如王某強奸一案,王某酒后從窗戶爬到石某臥室內,用暴力將被害人石某衣服脫掉,企圖與其發生性行為,因王某酒精中毒而昏迷在被害人床上,被害人首先告訴王某的父親,王某的父親等人將王某送到派出所后蘇醒,如實供述自己的犯罪事實。

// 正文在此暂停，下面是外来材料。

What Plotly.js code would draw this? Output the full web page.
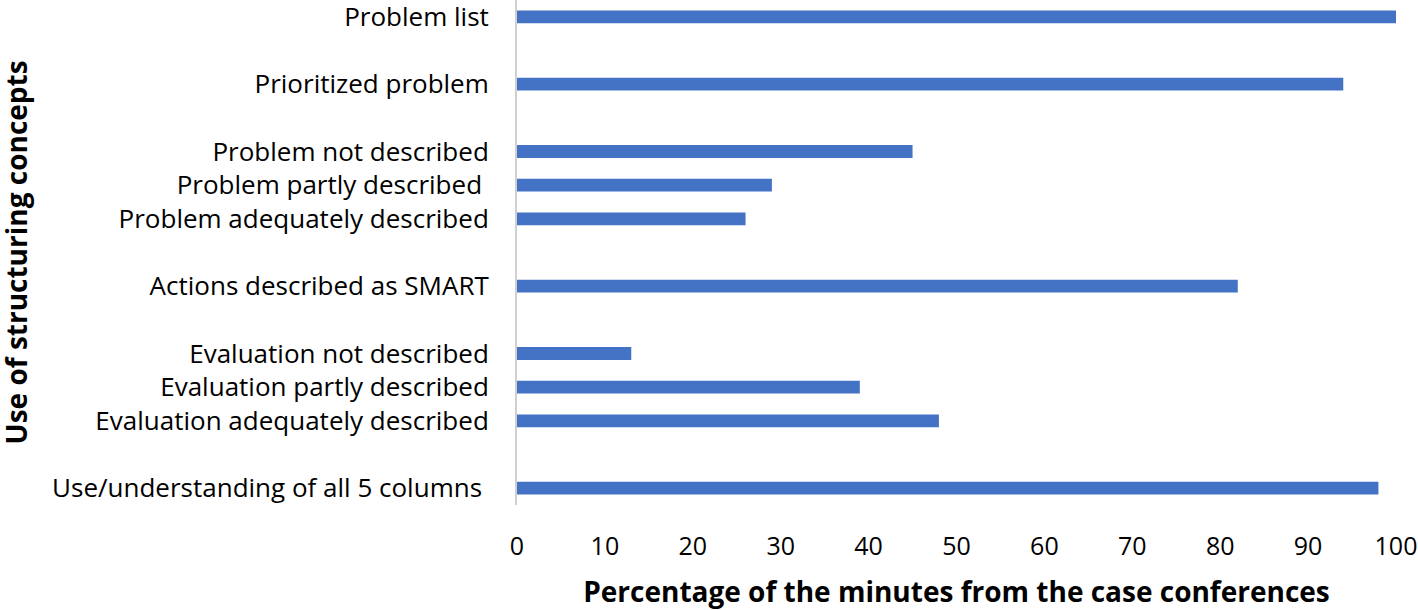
<!DOCTYPE html>
<html>
<head>
<meta charset="utf-8">
<script src="https://cdn.plot.ly/plotly-3.0.1.min.js"></script>
<style>html,body{margin:0;padding:0;background:#fff;}#chart{width:1418px;height:610px;}</style>
</head>
<body>
<div id="chart"></div>
<script>
// Categories top to bottom; gap entries are empty rows
var categories = [
  "Problem list",
  "gap 1",
  "Prioritized problem",
  "gap 2",
  "Problem not described",
  "Problem partly described\u00a0",
  "Problem adequately described",
  "gap 3",
  "Actions described as SMART",
  "gap 4",
  "Evaluation not described",
  "Evaluation partly described",
  "Evaluation adequately described",
  "gap 5",
  "Use/understanding of all 5 columns\u00a0"
];
var percentages = [100, null, 94, null, 45, 29, 26, null, 82, null, 13, 39, 48, null, 98];
var xTickValues = [0, 10, 20, 30, 40, 50, 60, 70, 80, 90, 100];
var yTickLabels = categories.filter(function (c) { return c.indexOf("gap ") !== 0; });
var xTitle = "Percentage of the minutes from the case conferences";
var yTitle = "Use of structuring concepts";

var font = "Open Sans, sans-serif";
var trace = {
  type: "bar",
  orientation: "h",
  y: categories,
  x: percentages,
  marker: {color: "#4472C4"},
  hoverinfo: "x+y"
};
var layout = {
  width: 1418, height: 610,
  margin: {l: 517, r: 22, t: 0, b: 105},
  paper_bgcolor: "#ffffff", plot_bgcolor: "#ffffff",
  bargap: 0.62,
  showlegend: false,
  font: {family: font, color: "#000000", size: 26},
  xaxis: {
    range: [0, 100],
    tickvals: xTickValues,
    showgrid: false, zeroline: false, showline: false,
    ticks: "outside", ticklen: 19, tickcolor: "rgba(0,0,0,0)",
    tickfont: {family: font, size: 25, color: "#000"},
    title: {text: "<b>" + xTitle + "</b>", font: {family: font, size: 28, color: "#000"}, standoff: 26},
    fixedrange: true
  },
  yaxis: {
    type: "category",
    categoryorder: "array",
    categoryarray: categories,
    tickvals: yTickLabels,
    ticktext: yTickLabels,
    autorange: "reversed",
    showgrid: false, zeroline: false,
    showline: true, linecolor: "#d0d0d0", linewidth: 2,
    ticks: "outside", ticklen: 21, tickcolor: "rgba(0,0,0,0)",
    tickfont: {family: font, size: 26, color: "#000"},
    fixedrange: true
  },
  annotations: [{
    text: "<b>" + yTitle + "</b>",
    textangle: -90,
    xref: "paper", yref: "paper",
    x: -0.570, y: 0.5,
    xanchor: "center", yanchor: "middle",
    showarrow: false,
    borderpad: 0,
    font: {family: font, size: 28, color: "#000"}
  }]
};
Plotly.newPlot("chart", [trace], layout, {displayModeBar: false, staticPlot: true});
</script>
</body>
</html>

根據我國刑法設立自首制度的宗旨和有關司法解釋規定精神,對“自動性”應當作廣義解釋,即對于那些并非主動、甚至在某種程度上帶有一定被迫性,均可認定為“自動性”投案,這樣有利于及時偵破案件、降低司法成本。同時,“自動性”只是認定自動投案的因素之一,在犯罪嫌疑人并非完全出于自己的意志歸案后。還要結合其歸案后的態度表現來認定是否成立自動投案。如果犯罪嫌疑人被親友送交投案或者被規勸投案后不愿被司法機關控制而反抗或逃走。同樣不能被認定為自動投案,因此即使對“基于犯罪嫌疑人本人的意志”做廣義理解,也不會背離自首制度的立法本意。結合到本案,犯罪嫌疑人王某在未受到司法機關訊問、未被采取強制措施以前,被其親屬送交公安機關,雖然處于昏迷狀態,但是其蘇醒過來后并沒有反抗或脫逃,而是自愿處于公安機關的控制下,其行為符合自動投案的條件,應視為自動投案,楊某歸案后亦如實供述自己的罪行,應認定為自首。

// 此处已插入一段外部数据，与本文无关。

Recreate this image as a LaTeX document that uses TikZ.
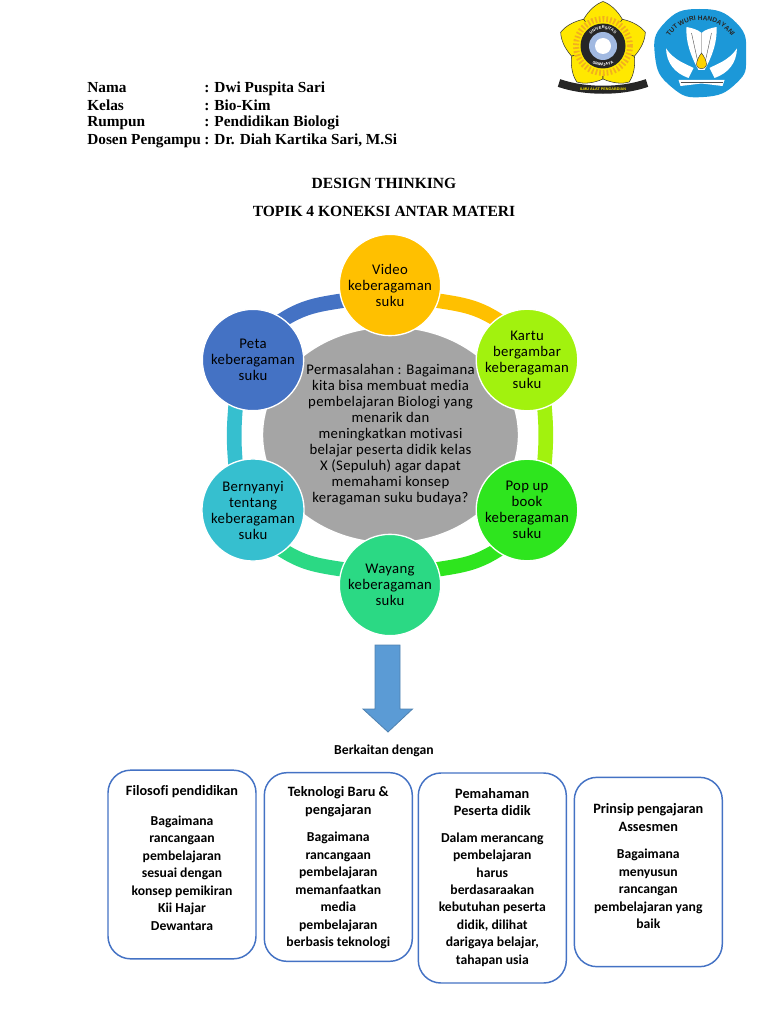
\documentclass[tikz,border=0pt]{standalone}
\usepackage{fontspec}
\setmainfont{Carlito}[Ligatures=NoCommon]
\newfontfamily\headfont{Liberation Serif}
\newfontfamily\logofont{Liberation Sans}
\usetikzlibrary{backgrounds,decorations.text,shapes.geometric}
\definecolor{cAmber}{HTML}{FFC000}
\definecolor{cLime}{HTML}{A2F20E}
\definecolor{cGreen}{HTML}{2EE51E}
\definecolor{cMint}{HTML}{2BD984}
\definecolor{cTeal}{HTML}{36BFCF}
\definecolor{cBlue}{HTML}{4472C4}
\definecolor{cGray}{HTML}{A5A5A5}
\definecolor{cArrow}{HTML}{5B9BD5}
\definecolor{cArrowEdge}{HTML}{4F81AF}
\definecolor{cLogoBlue}{HTML}{1C98D8}
\definecolor{cYellow}{HTML}{FFE800}
\definecolor{cRay}{HTML}{F2B01E}
\tikzset{
  x=0.75pt,y=0.75pt,
  satellite/.style={circle,draw=white,line width=1pt,minimum size=76pt,inner sep=0pt,align=center,text=black,
     font=\fontsize{11.05pt}{12pt}\selectfont\addfontfeatures{LetterSpace=2}},
  hub/.style={ellipse,fill=cGray,draw=white,line width=1pt,minimum width=192pt,minimum height=162pt,inner sep=0pt,align=center,text=black,
     font=\fontsize{11.05pt}{12pt}\selectfont\addfontfeatures{LetterSpace=2}},
  ring/.style={line width=11pt,shorten >=-5pt,shorten <=-5pt},
  card/.style={draw=cBlue,line width=1.1pt,rounded corners=17pt,minimum width=111pt,inner sep=0pt,fill=white},
  cardtext/.style={align=center,inner sep=0pt,text=black,font=\bfseries\fontsize{10.25pt}{13.1pt}\selectfont},
  cardhead/.style={align=center,inner sep=0pt,text=black,font=\bfseries\fontsize{10.7pt}{13.4pt}\selectfont},
  headline/.style={anchor=base west,inner sep=0pt,font=\headfont\bfseries\fontsize{11.5pt}{13pt}\selectfont},
  titleline/.style={inner sep=0pt,font=\headfont\bfseries\fontsize{11.65pt}{13pt}\selectfont},
}
\begin{document}
\begin{tikzpicture}
\useasboundingbox (0,0) rectangle (768,-1024);

% header
\node[headline] (n1) at (87,-93) {Nama};
\node[headline] (n2) at (87,-110) {Kelas};
\node[headline] (n3) at (87,-127) {Rumpun};
\node[headline] (n4) at (87,-144) {Dosen Pengampu};
\node[headline] (v1) at (204,-93) {: Dwi Puspita Sari};
\node[headline] (v2) at (204,-110) {: Bio-Kim};
\node[headline] (v3) at (204,-127) {: Pendidikan Biologi};
\node[headline] (v4) at (204,-144) {: Dr. Diah Kartika Sari, M.Si};
\node[titleline] (t1) at (384,-183) {DESIGN THINKING};
\node[titleline] (t2) at (384,-211) {TOPIK 4 KONEKSI ANTAR MATERI};

% cycle
\node[hub] (hub) at (390.5,-435) {Permasalahan : Bagaimana\\kita bisa membuat media\\pembelajaran Biologi yang\\menarik dan\\meningkatkan motivasi\\belajar peserta didik kelas\\X (Sepuluh) agar dapat\\memahami konsep\\keragaman suku budaya?};
\node[satellite,fill=cAmber] (video) at (390,-285) {Video\\keberagaman\\suku};
\node[satellite,fill=cLime] (kartu) at (527,-360) {Kartu\\bergambar\\keberagaman\\suku};
\node[satellite,fill=cGreen] (popup) at (527,-510) {Pop up\\book\\keberagaman\\suku};
\node[satellite,fill=cMint] (wayang) at (390,-585) {Wayang\\keberagaman\\suku};
\node[satellite,fill=cTeal] (nyanyi) at (253,-510) {Bernyanyi\\tentang\\keberagaman\\suku};
\node[satellite,fill=cBlue] (peta) at (253,-360) {Peta\\keberagaman\\suku};
\begin{scope}[on background layer]
\draw[ring,cAmber] (video.-18) to[out=-9,in=146] (kartu.127);
\draw[ring,cLime] (kartu.-70) to[out=-85,in=85] (popup.70);
\draw[ring,cGreen] (popup.-127) to[out=-146,in=9] (wayang.18);
\draw[ring,cMint] (wayang.162) to[out=171,in=-34] (nyanyi.-53);
\draw[ring,cTeal] (nyanyi.110) to[out=95,in=-95] (peta.-110);
\draw[ring,cBlue] (peta.53) to[out=34,in=189] (video.198);
\end{scope}

% arrow
\draw[fill=cArrow,draw=cArrowEdge,line width=0.6pt]
  (375,-645) -- (400,-645) -- (400,-709) -- (412.5,-709) -- (388,-732) -- (363,-709) -- (375,-709) -- cycle;
\node[inner sep=0pt,font=\bfseries\fontsize{10.25pt}{12pt}\selectfont] (rel) at (384,-751) {Berkaitan dengan};

% cards
\node[card,minimum height=141.5pt] (c1) at (182,-864.5) {};
\node[card,minimum height=141.5pt] (c2) at (338.3,-867) {};
\node[card,minimum height=157.5pt] (c3) at (492.3,-878) {};
\node[card,minimum height=142pt] (c4) at (648.3,-872) {};
\node[cardhead] (c1t) at (182,-792) {Filosofi pendidikan};
\node[cardtext] (c1b) at (182,-873) {Bagaimana\\rancangaan\\pembelajaran\\sesuai dengan\\konsep pemikiran\\Kii Hajar\\Dewantara};
\node[cardhead] (c2t) at (338.3,-802) {Teknologi Baru \&\\pengajaran};
\node[cardtext] (c2b) at (338.3,-890.5) {Bagaimana\\rancangaan\\pembelajaran\\memanfaatkan\\media\\pembelajaran\\berbasis teknologi};
\node[cardhead] (c3t) at (492.3,-802) {Pemahaman\\Peserta didik};
\node[cardtext] (c3b) at (492.3,-899.5) {Dalam merancang\\pembelajaran\\harus\\berdasaraakan\\kebutuhan peserta\\didik, dilihat\\darigaya belajar,\\tahapan usia};
\node[cardhead] (c4t) at (648.3,-817.5) {Prinsip pengajaran\\Assesmen};
\node[cardtext] (c4b) at (648.3,-889) {Bagaimana\\menyusun\\rancangan\\pembelajaran yang\\baik};

% logo 1
\begin{scope}[shift={(603,-46)}]
  \foreach \a in {90,162,234,306,18}{
    \draw[rotate=\a-90,fill=cYellow,draw=black!80,line width=0.4pt]
      (0,0) -- (-19.4,26.7) .. controls (-14,36) and (-7,42) .. (0,44.5) .. controls (7,42) and (14,36) .. (19.4,26.7) -- cycle;
  }
  \fill[cYellow] (0,0) circle (30);
  \draw[cRay,line width=4.5pt,dash pattern=on 1.3pt off 1.5pt] (0,0) circle (27);
  \fill[black!85] (0,0) circle (22.5);
  \fill[cBlue!50] (0,0) circle (14);
  \fill[white] (0,0) circle (8);
  \path[postaction={decorate,decoration={text along path,text align=center,
     text={|\logofont\bfseries\fontsize{3pt}{3pt}\selectfont\color{white}|UNIVERSITAS}}}]
     (-17,0) arc[start angle=180,end angle=0,radius=17];
  \path[postaction={decorate,decoration={text along path,text align=center,
     text={|\logofont\bfseries\fontsize{3pt}{3pt}\selectfont\color{white}|SRIWIJAYA}}}]
     (-20,0) arc[start angle=180,end angle=360,radius=20];
\end{scope}
\draw[black!85,line width=6pt] (559,-83) .. controls (585,-92) and (621,-92) .. (647,-83);
\node[inner sep=0pt,text=cYellow,font=\logofont\bfseries\fontsize{2.8pt}{3pt}\selectfont] (motto) at (603,-89.5) {ILMU ALAT PENGABDIAN};

% logo 2
\begin{scope}[shift={(700.5,-53)}]
  \fill[cLogoBlue] plot[smooth cycle,tension=0.9] coordinates {(-45.5,-3) (-36,30) (-1,44) (36,30) (45.5,-3) (36,-30) (3,-44) (-29,-34)};
  \path[postaction={decorate,decoration={text along path,text align=center,
     text={|\logofont\bfseries\fontsize{4.9pt}{5.5pt}\selectfont\color{black!85}|TUT WURI HANDAYANI}}}]
     (-36.7,4.8) arc[start angle=165,end angle=15,radius=38];
  \begin{scope}[yscale=-1]
    \fill[white] (-34.5,-4.7) .. controls (-34,10) and (-26,20) .. (-12,25) -- (-7,15) .. controls (-14,11) and (-26,8) .. cycle;
    \fill[white] (36.5,-4.7) .. controls (36,10) and (28,20) .. (14,25) -- (9,15) .. controls (16,11) and (28,8) .. cycle;
    \fill[white] (-14,-26) .. controls (-8,-25) and (-2,-23) .. (1,-20) .. controls (4,-23) and (10,-25) .. (16,-26)
       .. controls (17,-12) and (12,3) .. (4,17) -- (-2,17) .. controls (-10,3) and (-15,-12) .. cycle;
    \draw[black!70,line width=0.3pt] (-9,-20) -- (-2,12) (11,-20) -- (4,12) (1,-20) -- (1,0);
    \fill[cYellow!80!orange,draw=black!80,line width=0.3pt] (1,0) .. controls (4,4) and (6,8) .. (6,12) .. controls (5,17) and (-3,17) .. (-4,12) .. controls (-4,8) and (-2,4) .. cycle;
    \fill[white] (-22,27) -- (24,27) -- (22,33) -- (1,30.5) -- (-20,33) -- cycle;
    \draw[black!70,line width=0.3pt] (-20,29) -- (22,29);
  \end{scope}
\end{scope}
\end{tikzpicture}
\end{document}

三、犯罪嫌疑人在被公安機關傳喚后采取強制措施之前,如實供述犯罪事實是否構成自首
自首的自動投案通常犯罪分子犯罪后,犯罪事實未被司法機關發覺之前或者犯罪事實雖然已被發覺,但犯罪嫌疑人尚未被司法機關發覺以前,或者犯罪事實和犯罪分子均已被發覺,而司法機關尚未對犯罪分子進行訊問或者采取強制措施以前,主要看公安機關是否掌握犯罪人的事實。掌握指的是有一定的證據證明犯罪嫌疑人有作案嫌疑,證據的證明力度不需要很強,也不要求證據之間能形成完整的證據鏈條,但是要求證據指向清晰,不能是僅憑猜測。往往公安機關發現有犯罪事實之后,所做的工作是排查,而不是鎖定。在這種排查中犯罪嫌疑人如果如實供述了自己的犯罪事實,應該認定為自首,若經排查后已鎖定了犯罪嫌疑人后如實供述,則另當別論。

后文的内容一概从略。